One of my earliest memories is from the bathroom. It is of my father showing me how to wipe: four squares, wipe, fold, repeat. With this orderly and efficient method you could get two or even three wipes out of four squares. My sister’s voracious crumpling technique leads me to believe she had a different teacher. Growing up sharing a toilet, it seemed that she used half a roll to clean her ass. This was supported by the speed we went through toilet paper, and by the soggy mounds I witnessed after her forgot-to-flushes.

My first experience away from our toilet for any length of time was at sleep-away camp. I held it for four straight days. I’ve never had problems holding it. Of course, I’ve had lots of practice. In middle school I never took bowel movements at school. The bathrooms would usually stink abominably because guys would pee on the radiators. To prevent smoking the stalls had no doors, and the stalls were right by the entrance so that anybody who walked in would see you wiping your butt.

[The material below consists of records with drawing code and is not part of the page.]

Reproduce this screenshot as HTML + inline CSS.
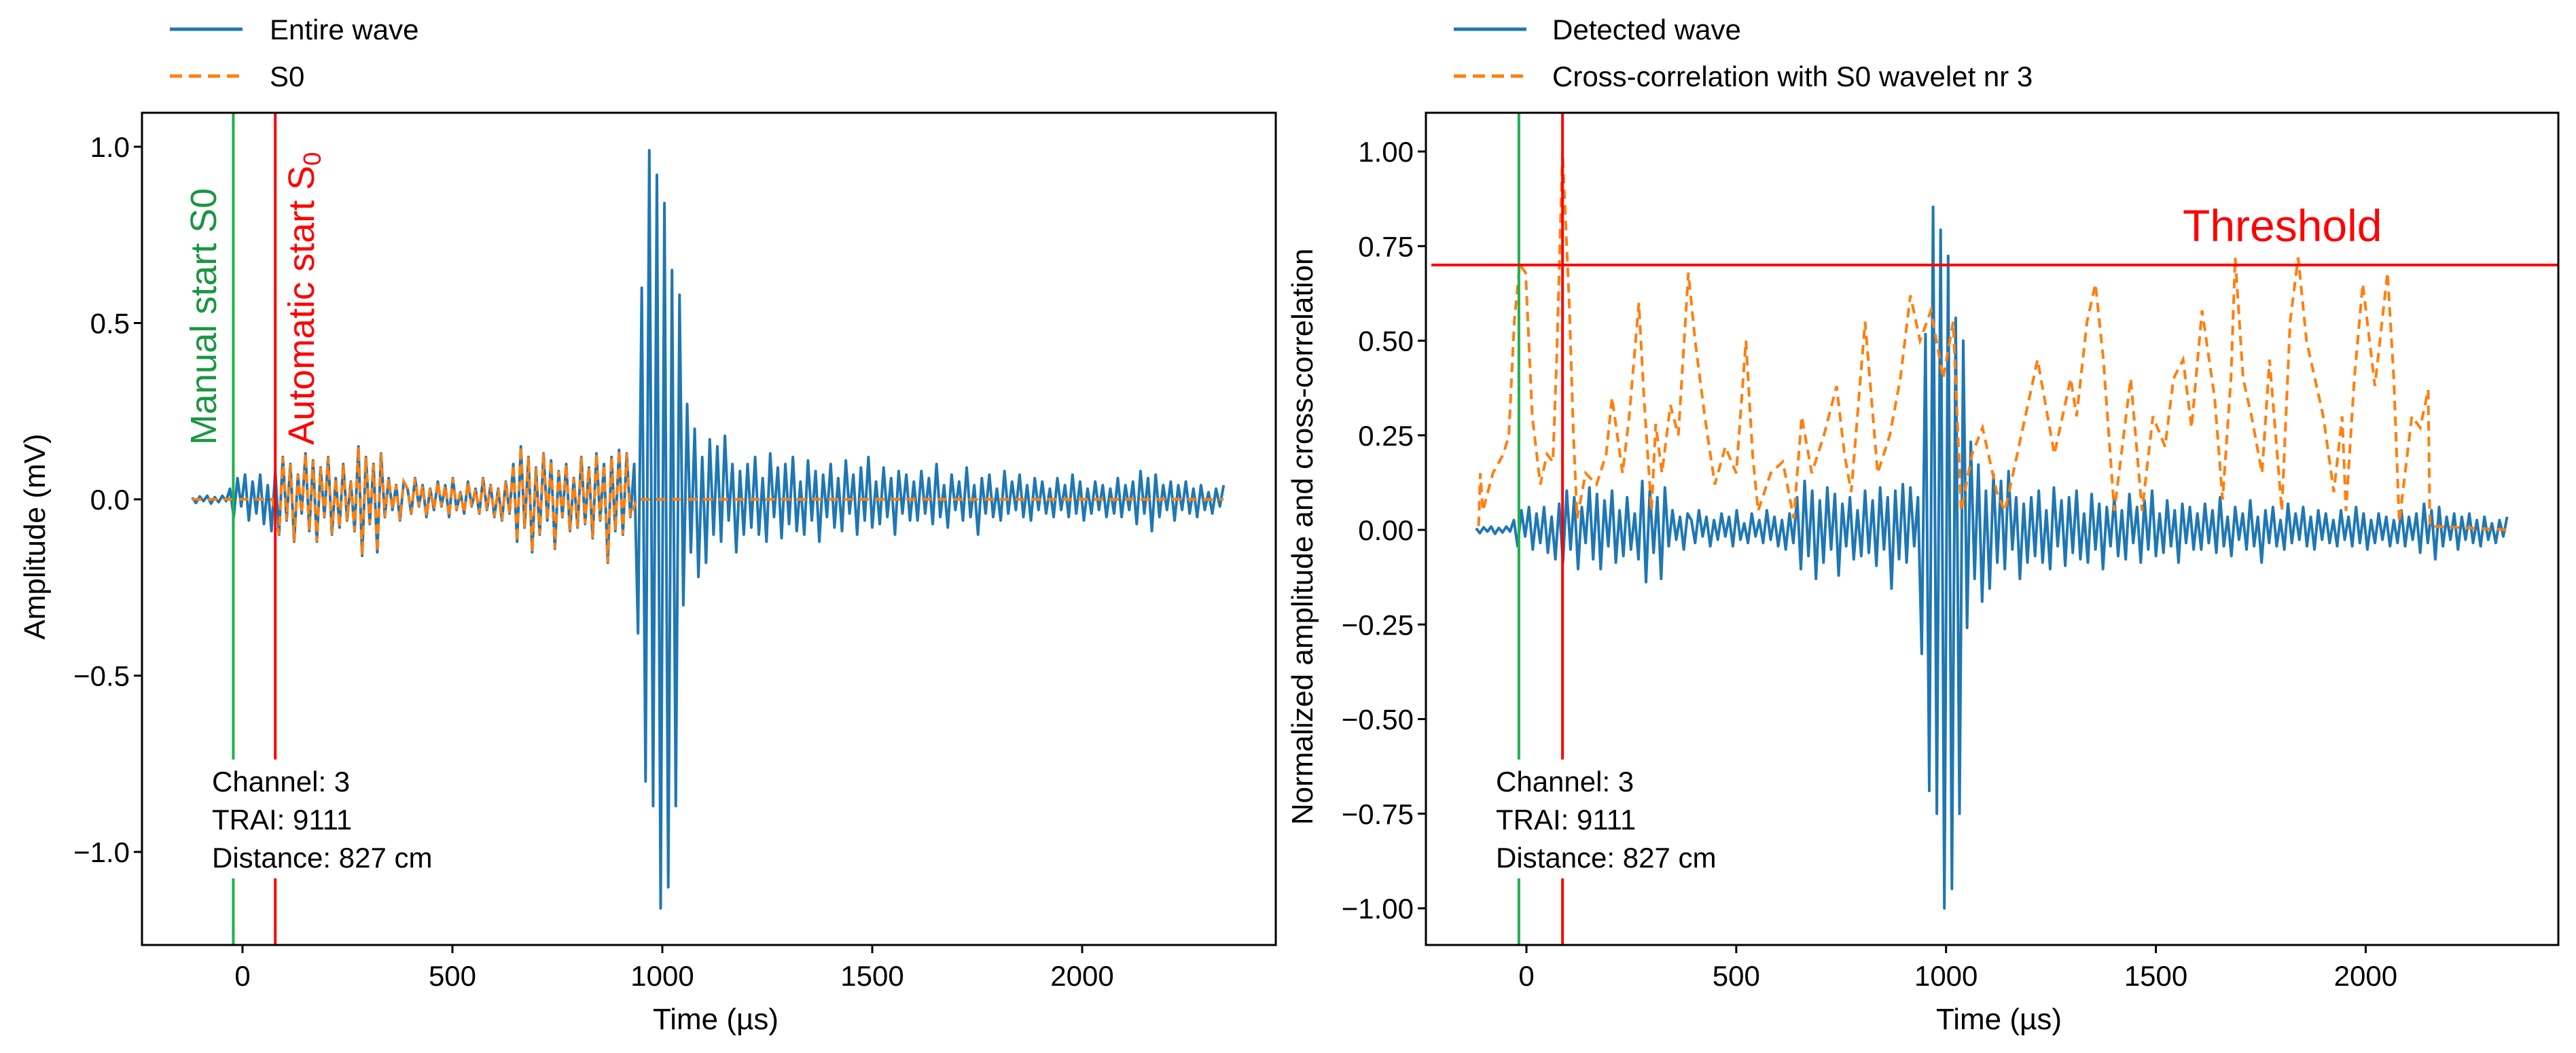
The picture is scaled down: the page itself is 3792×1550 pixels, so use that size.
<!DOCTYPE html>
<html><head><meta charset="utf-8"><style>
body{margin:0;background:#fff}
svg{display:block;font-family:"Liberation Sans",sans-serif}
</style></head><body>
<svg id="chart" width="3792" height="1550" viewBox="0 0 3792 1550" xmlns="http://www.w3.org/2000/svg"></svg>
<script>
// ---- data ----
const waveStart = -120, waveStep = 9;
const waveValues = [
0.005,-0.01,0.008,-0.005,0.01,-0.012,0.006,-0.008,0.01,-0.005,
0.03,-0.05,0.06,-0.02,0.07,-0.06,0.05,-0.04,0.07,-0.07,0.04,-0.09,
0.08,-0.1,0.12,-0.06,0.1,-0.12,0.07,-0.04,0.13,-0.09,0.11,-0.12,0.09,-0.05,0.12,-0.1,0.06,-0.08,0.1,-0.06,0.05,-0.09,0.15,-0.16,0.12,-0.07,0.1,-0.15,0.13,-0.05,0.06,-0.03,0.04,-0.06,0.05,
0.03,-0.04,0.06,-0.02,0.04,-0.05,0.03,-0.03,0.05,-0.02,0.04,-0.05,0.06,-0.03,0.02,-0.04,0.05,-0.02,0.03,-0.04,0.06,-0.03,0.04,-0.05,0.03,-0.06,0.05,-0.04,
0.1,-0.12,0.15,-0.08,0.12,-0.15,0.09,-0.1,0.13,-0.06,0.11,-0.14,0.08,-0.05,0.1,-0.09,0.06,-0.08,0.12,-0.07,0.09,-0.11,0.13,-0.06,0.1,-0.18,0.12,-0.09,0.14,-0.1,0.13,-0.05,
0.1,-0.38,0.6,-0.8,0.99,-0.87,0.92,-1.16,0.84,-1.1,0.65,-0.87,0.58,-0.3,0.27,-0.15,
0.2,-0.22,0.12,-0.18,0.17,-0.1,0.15,-0.12,0.18,-0.06,0.1,-0.15,0.08,-0.1,
0.1,-0.08,0.12,-0.1,0.06,-0.12,0.13,-0.05,0.09,-0.11,0.1,-0.07,0.12,-0.09,0.05,-0.1,0.11,-0.06,0.08,-0.12,0.07,-0.05,0.1,-0.08,0.06,-0.09,0.11,-0.04,0.07,-0.1,0.09,-0.06,0.12,-0.08,0.05,-0.07,0.09,-0.05,0.06,-0.1,0.08,-0.04,0.07,-0.06,
0.05,-0.06,0.08,-0.04,0.06,-0.07,0.1,-0.05,0.04,-0.08,0.07,-0.03,0.05,-0.06,0.09,-0.05,0.04,-0.1,0.06,-0.04,0.07,-0.05,0.03,-0.06,0.08,-0.04,0.05,-0.03,0.07,-0.05,0.04,-0.06,0.06,-0.03,0.05,-0.04,0.03,-0.05,0.06,-0.03,0.04,-0.05,0.07,-0.04,0.05,-0.06,0.03,-0.04,0.05,-0.03,0.04,-0.05,0.03,-0.04,0.06,-0.05,0.04,-0.03,0.05,-0.07,0.08,-0.04,0.06,-0.09,0.07,-0.05,0.04,-0.03,0.05,-0.06,0.04,-0.03,0.05,-0.04,0.03,-0.05,0.04,-0.03,0.02,-0.04,0.03,-0.02,0.04];
const s0Window = [80, 930];
const normMax = 1.16;
const xcTimes = [-114,-110,-104,-80,-55,-42,-29,-16,-2,14,33,49,63,72,86,102,112,121,141,167,190,204,229,245,268,280,298,308,323,343,362,386,402,425,449,474,500,523,539,552,582,611,637,656,680,709,739,758,774,807,837,866,891,915,938,964,993,1017,1036,1062,1087,1121,1140,1160,1189,1218,1258,1297,1311,1336,1356,1375,1401,1440,1467,1493,1522,1542,1565,1585,1610,1640,1659,1679,1689,1708,1728,1753,1771,1800,1820,1839,1859,1899,1924,1944,1953,1973,1993,2022,2052,2067,2080,2110,2130,2149,2153,2340];
const xcValues = [0.01,0.15,0.05,0.15,0.2,0.25,0.55,0.7,0.68,0.3,0.12,0.2,0.18,0.45,1.0,0.6,0.25,0.03,0.15,0.12,0.2,0.35,0.15,0.3,0.6,0.35,0.05,0.28,0.15,0.33,0.25,0.68,0.5,0.3,0.12,0.22,0.15,0.5,0.2,0.05,0.15,0.18,0.03,0.3,0.15,0.25,0.38,0.2,0.1,0.55,0.15,0.25,0.4,0.62,0.5,0.58,0.4,0.55,0.05,0.2,0.27,0.1,0.05,0.15,0.3,0.45,0.2,0.4,0.3,0.55,0.65,0.45,0.05,0.4,0.05,0.3,0.22,0.4,0.45,0.27,0.58,0.35,0.08,0.4,0.72,0.4,0.3,0.15,0.45,0.05,0.55,0.72,0.5,0.3,0.1,0.3,0.05,0.4,0.65,0.38,0.68,0.4,0.02,0.3,0.27,0.37,0.01,0.0];
const xTicks = [0,500,1000,1500,2000];
const yTicksL = [-1.0,-0.5,0.0,0.5,1.0];
const yTicksR = [-1.0,-0.75,-0.5,-0.25,0,0.25,0.5,0.75,1.0];
const manualStartL = -22, autoStartL = 78, manualStartR = -18, autoStartR = 86;
const threshold = 0.7;

// ---- axes ----
const xL = t => 357 + t*0.618, yL = v => 735 - v*519;
const xR = t => 2247 + t*0.6177, yR = v => 780 - v*557;
const svg = document.getElementById('chart');
const NS = 'http://www.w3.org/2000/svg';
function mk(tag, attrs, parent, text){const e=document.createElementNS(NS,tag);for(const k in attrs)e.setAttribute(k,attrs[k]);if(text!==undefined)e.textContent=text;(parent||svg).appendChild(e);return e;}
const BLUE='#1f77b4', ORANGE='#ff7f0e', GREEN='#22b14c', RED='#ff0000';

function panel(side){
  const L = side==='left';
  const X = L?xL:xR, Y = L?yL:yR;
  const box = L?[209,166,1878,1391]:[2099,166,3766,1391];
  const g = mk('g',{});
  
  
  const clipId='clip'+side;
  const cp=mk('clipPath',{id:clipId},g);mk('rect',{x:box[0],y:box[1],width:box[2]-box[0],height:box[3]-box[1]},cp);
  const plot=mk('g',{'clip-path':'url(#'+clipId+')'},g);
  let d='';
  waveValues.forEach((v,i)=>{const t=waveStart+i*waveStep;const val=L?v:v/normMax;d+=(i?'L':'M')+X(t).toFixed(1)+' '+Y(val).toFixed(1);});
  const w=mk('path',{d:d,fill:'none',stroke:BLUE,'stroke-width':4,'stroke-linejoin':'round'},plot);
  
  
  let od='';
  if(L){
    let pts=[[waveStart,0],[s0Window[0]-waveStep,0]];
    waveValues.forEach((v,i)=>{const t=waveStart+i*waveStep;if(t>=s0Window[0]&&t<=s0Window[1])pts.push([t,v]);});
    pts.push([s0Window[1]+waveStep,0]);
    pts.push([waveStart+(waveValues.length-1)*waveStep,0]);
    pts.forEach((p,i)=>{od+=(i?'L':'M')+X(p[0]).toFixed(1)+' '+Y(p[1]).toFixed(1);});
  } else {
    xcTimes.forEach((t,i)=>{od+=(i?'L':'M')+X(t).toFixed(1)+' '+Y(xcValues[i]).toFixed(1);});
  }
  const o=mk('path',{d:od,fill:'none',stroke:ORANGE,'stroke-width':4,'stroke-dasharray':'14 9'},plot);
  
  
  const tx=L?312:2202;
  mk('rect',{x:tx-8,y:1118,width:370,height:175,fill:'#fff'},plot);
  const ms=L?manualStartL:manualStartR, as=L?autoStartL:autoStartR;
  const gl=mk('line',{x1:X(ms),x2:X(ms),y1:box[1],y2:1118,stroke:GREEN,'stroke-width':4},plot);
  
  mk('line',{x1:X(ms),x2:X(ms),y1:1293,y2:box[3],stroke:GREEN,'stroke-width':4},plot);
  const rl=mk('line',{x1:X(as),x2:X(as),y1:box[1],y2:1118,stroke:RED,'stroke-width':4},plot);
  
  mk('line',{x1:X(as),x2:X(as),y1:1293,y2:box[3],stroke:RED,'stroke-width':4},plot);
  const info=mk('text',{x:tx,y:1165,'font-size':42,fill:'#000'},g);
  
  ['Channel: 3','TRAI: 9111','Distance: 827 cm'].forEach((s,i)=>mk('tspan',{x:tx,y:1165+i*56},info,s));
  if(!L){
    const th=mk('line',{x1:2107,x2:box[2],y1:Y(threshold),y2:Y(threshold),stroke:RED,'stroke-width':4},g);
    
    const tt=mk('text',{x:3213,y:355,'font-size':66,fill:RED},g,'Threshold');
    
  } else {
    const m=mk('text',{transform:'translate(318,655) rotate(-90)','font-size':54,fill:'#1a9641'},g,'Manual start S0');
    
    const a=mk('text',{transform:'translate(462,655) rotate(-90)','font-size':54,fill:RED},g);
    
    mk('tspan',{},a,'Automatic start S');mk('tspan',{'font-size':36,dy:10},a,'0');
  }
  const fr=mk('rect',{x:box[0],y:box[1],width:box[2]-box[0],height:box[3]-box[1],fill:'none',stroke:'#000','stroke-width':3},g);
  
  xTicks.forEach(t=>{
    mk('line',{x1:X(t),x2:X(t),y1:box[3],y2:box[3]+12,stroke:'#000','stroke-width':3},g);
    const l=mk('text',{x:X(t),y:box[3]+60,'font-size':42,'text-anchor':'middle'},g,String(t));
    
  });
  const xt=mk('text',{x:(box[0]+box[2])/2+10,y:1515,'font-size':44,'text-anchor':'middle'},g,'Time (µs)');
  
  (L?yTicksL:yTicksR).forEach(v=>{
    mk('line',{x1:box[0]-12,x2:box[0],y1:Y(v),y2:Y(v),stroke:'#000','stroke-width':3},g);
    const s=L?v.toFixed(1):v.toFixed(2);
    const l=mk('text',{x:box[0]-18,y:Y(v)+15,'font-size':42,'text-anchor':'end'},g,s.replace('-','\u2212'));
    
  });
  const yt=mk('text',{transform:L?'translate(66,790) rotate(-90)':'translate(1932,790) rotate(-90)','font-size':44,'text-anchor':'middle'},g,L?'Amplitude (mV)':'Normalized amplitude and cross-correlation');
  
  const lx=L?250:2140, ltx=L?397:2285;
  const lg=mk('g',{},g);
  
  const e1=mk('g',{},lg);
  mk('line',{x1:lx,x2:lx+107,y1:43,y2:43,stroke:BLUE,'stroke-width':5},e1);
  mk('text',{x:ltx,y:58,'font-size':42},e1,L?'Entire wave':'Detected wave');
  const e2=mk('g',{},lg);
  mk('line',{x1:lx,x2:lx+107,y1:112,y2:112,stroke:ORANGE,'stroke-width':5,'stroke-dasharray':'18 10'},e2);
  mk('text',{x:ltx,y:127,'font-size':42},e2,L?'S0':'Cross-correlation with S0 wavelet nr 3');
}
panel('left');panel('right');
</script>
</body></html>
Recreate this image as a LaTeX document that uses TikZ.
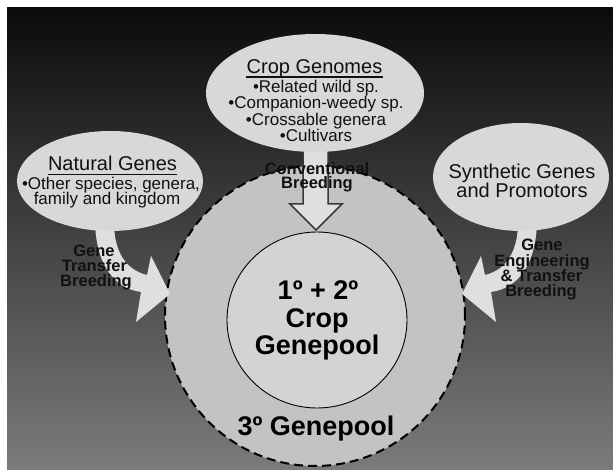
\documentclass[tikz,border=0pt]{standalone}
\usepackage{fontspec}
\setmainfont{Liberation Sans}
\usetikzlibrary{shapes.geometric}
\definecolor{bgtop}{HTML}{0B0B0B}
\definecolor{bgbot}{HTML}{7B7B7B}
\definecolor{poolout}{HTML}{C3C3C3}
\definecolor{poolin}{HTML}{D3D3D3}
\definecolor{bubblefill}{HTML}{D8D8D8}
\definecolor{arrowfill}{HTML}{DFDFDF}
\definecolor{arrowline}{HTML}{3A3A3A}
\definecolor{ink}{HTML}{111111}
\begin{document}
\begin{tikzpicture}[x=1pt,y=-1pt,
  bubble/.style={ellipse, fill=bubblefill, inner sep=0pt},
  ttl/.style={font=\fontsize{20}{22}\selectfont, text=ink, inner sep=0pt, anchor=base},
  bul/.style={font=\fontsize{17}{19}\selectfont, text=ink, inner sep=0pt, anchor=base},
  lbl/.style={font=\bfseries\fontsize{16.5}{16.5}\selectfont, text=ink, inner sep=0pt, anchor=base},
  big/.style={font=\bfseries\fontsize{27}{27}\selectfont, text=black, inner sep=0pt, anchor=base},
  blockarrow/.style={fill=arrowfill},
  uline/.style={line width=1.3pt, draw=ink},
]
\useasboundingbox (0,0) rectangle (613,470);
\fill[white] (0,0) rectangle (613,470);
\shade[top color=bgtop, bottom color=bgbot] (7,8) rectangle (613,470);

% gene pools
\node[circle, minimum size=300pt, fill=poolout, draw=black, line width=2pt,
      dash pattern=on 9pt off 5pt] (tertiary) at (315,316) {};
\node[ellipse, minimum width=180pt, minimum height=176pt, fill=poolin,
      draw=black, line width=0.9pt] (primary) at (317,320) {};

% block arrows
\draw[blockarrow, draw=arrowline, line width=1.5pt, line join=miter]
  (303,148) -- (303,204) -- (290,204) -- (316,230) -- (342,204) -- (328,204) -- (328,148);
\fill[blockarrow]
  (95,222) .. controls (96,262) and (112,288) .. (141,292)
  -- (136,322) -- (170,294) -- (151,256) -- (147,275)
  .. controls (126,270) and (114,252) .. (114,222) -- cycle;
\fill[blockarrow]
  (537,222) .. controls (536,262) and (520,288) .. (491,292)
  -- (496,322) -- (462,294) -- (481,256) -- (485,275)
  .. controls (506,270) and (518,252) .. (518,222) -- cycle;

% source ellipses
\node[bubble, minimum width=218pt, minimum height=118pt] (crop) at (315,93) {};
\node[bubble, minimum width=186pt, minimum height=100pt] (natural) at (110,181) {};
\node[bubble, minimum width=176pt, minimum height=108pt] (synthetic) at (521,177) {};

% crop genomes text
\node[ttl] (croptitle) at (314.5,73.5) {Crop Genomes};
\draw[uline] ([yshift=-3.5pt]croptitle.base west) -- ([yshift=-3.5pt]croptitle.base east);
\node[bul] (crop1) at (316,93) {•Related wild sp.};
\node[bul] (crop2) at (316,109) {•Companion-weedy sp.};
\node[bul] (crop3) at (316,126) {•Crossable genera};
\node[bul] (crop4) at (316,142) {•Cultivars};

% natural genes text
\node[ttl] (nattitle) at (112.5,171) {Natural Genes};
\draw[uline] ([yshift=-3.5pt]nattitle.base west) -- ([yshift=-3.5pt]nattitle.base east);
\node[bul] (nat1) at (111,190) {•Other species, genera,};
\node[bul] (nat2) at (107,205) {family and kingdom};

% synthetic text
\node[ttl] (syn1) at (522,179) {Synthetic Genes};
\node[ttl] (syn2) at (522,198) {and Promotors};

% arrow labels
\node[lbl] (conv1) at (317,175) {Conventional};
\node[lbl] (conv2) at (317,189) {Breeding};
\node[lbl] (gt1) at (94,257) {Gene};
\node[lbl] (gt2) at (94.5,272) {Transfer};
\node[lbl] (gt3) at (96,287) {Breeding};
\node[lbl] (ge1) at (542,251) {Gene};
\node[lbl] (ge2) at (542,267) {Engineering};
\node[lbl] (ge3) at (541.5,282) {\& Transfer};
\node[lbl] (ge4) at (541,297) {Breeding};

% pool labels
\node[big] (p1) at (318,300) {1º + 2º};
\node[big] (p2) at (317,327) {Crop};
\node[big] (p3) at (317,354) {Genepool};
\node[big] (t1) at (316,435) {3º Genepool};
\end{tikzpicture}
\end{document}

In high school my boycott came to an end. The bathrooms were cleaner and had doors, but perhaps more importantly, I was now an athlete. Like most teenagers, I greatly overestimated the importance of my athletic performance, and one cannot physically excel with weighted bowels.

So greatly did I value my performance that at an away basketball game, I used a solo stall in a cramped locker room while mere feet away the coach was talking to the team. In addition, the stall’s frame was severely dented and offered little privacy. When I came out the snickering began.

Apparently, I had focused too much attention on the folding technique from my father’s instructional lesson and missed the part about wiping stance. The fear of every kid was manifest that day—people watched me take a shit
and
I did it wrong. If any other teammates stood erect while wiping they made not a peep as the crouchers derisively cooed.

My participation in athletics didn’t teach me teamwork, leadership, or discipline, but it did rid me of my guilt. I am no longer a shameful shitter. I am so free that I don’t even feel inadequate when I crap my pants every year or so. I don’t always make it. It happens. I clean my undergarment the best I can so it doesn’t stain the suit and soldier on.

But unfortunately I have not lost all my scruples, and it may be my demise. My body is blessed with a lot of moles, like fifty or so. Besides my mother, no one really appreciated the cancerous threat they posed until I got to graduate school. On the student health care plan, Dr. Kim, my physician, was a young dermatologist-in-training. He too recognized the danger they posed and he knew what had to be done—a mole map.

Dr. Kim searched all over me with his latexed hands to make that map complete—in between my toes, under the hair on my head, even under my scrotum and penis—but there was one place he didn’t look. He never looked in my butt crack.